Airlines contend that such non-ticket income helps offset high operating costs, including fuel, maintenance, and airport charges, and that restricting it would disrupt their financial balance.
The government’s latest stance also marks a significant shift in its fare regulation approach. In its December 6 order, the ministry had imposed fare caps on economy class tickets, limiting prices to ₹7,500 for routes up to 500 km, ₹12,000 for distances between 500 and 1,000 km, ₹15,000 for sectors ranging from 1,000 to 1,500 km, and ₹18,000 for routes beyond 1,500 km, excluding taxes and additional fees.

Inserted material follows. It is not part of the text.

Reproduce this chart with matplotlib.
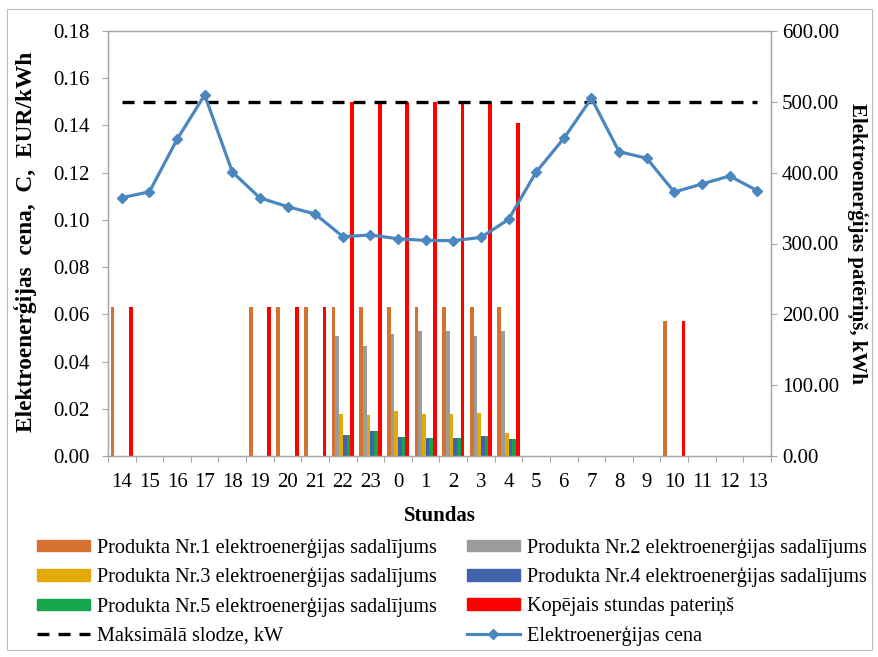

However, with operations now stabilised, the ministry has announced that these caps “shall stand withdrawn with effect from March 23, 2026,” effectively restoring pricing flexibility to airlines while simultaneously cautioning them against excessive or opaque fare structures.
Airlines have warned that the combination of removing ancillary revenue streams through mandatory free seat allocation and expecting fare restraint could create financial strain.
Industry executives argue that instead of lowering travel costs, the policy may inadvertently push up base fares as carriers attempt to recover lost income. This, they say, could neutralise the intended benefit for passengers and lead to a redistribution of costs rather than an actual reduction in overall ticket prices.
The industry has also raised concerns about regulatory overreach, maintaining that fare determination in a competitive market should remain dynamic and driven by demand-supply factors.
The market response has reflected these concerns, with airline stocks reacting negatively following the announcement, highlighting investor apprehension over potential revenue impacts.
The ancillary revenues, including seat selection, baggage fees, and onboard services, have become an increasingly important part of airline business models globally, and any disruption to this stream could have wider financial implications.
For passengers, the new framework promises immediate relief in terms of fewer add-on charges and improved seating convenience, particularly for families and groups.
At the same time, the removal of fare caps theoretically allows for more competitive pricing, but also raises the risk of price volatility if not closely monitored. The government’s approach indicates a shift toward a hybrid model, where airlines are given pricing freedom but are expected to exercise self-regulation under regulatory scrutiny.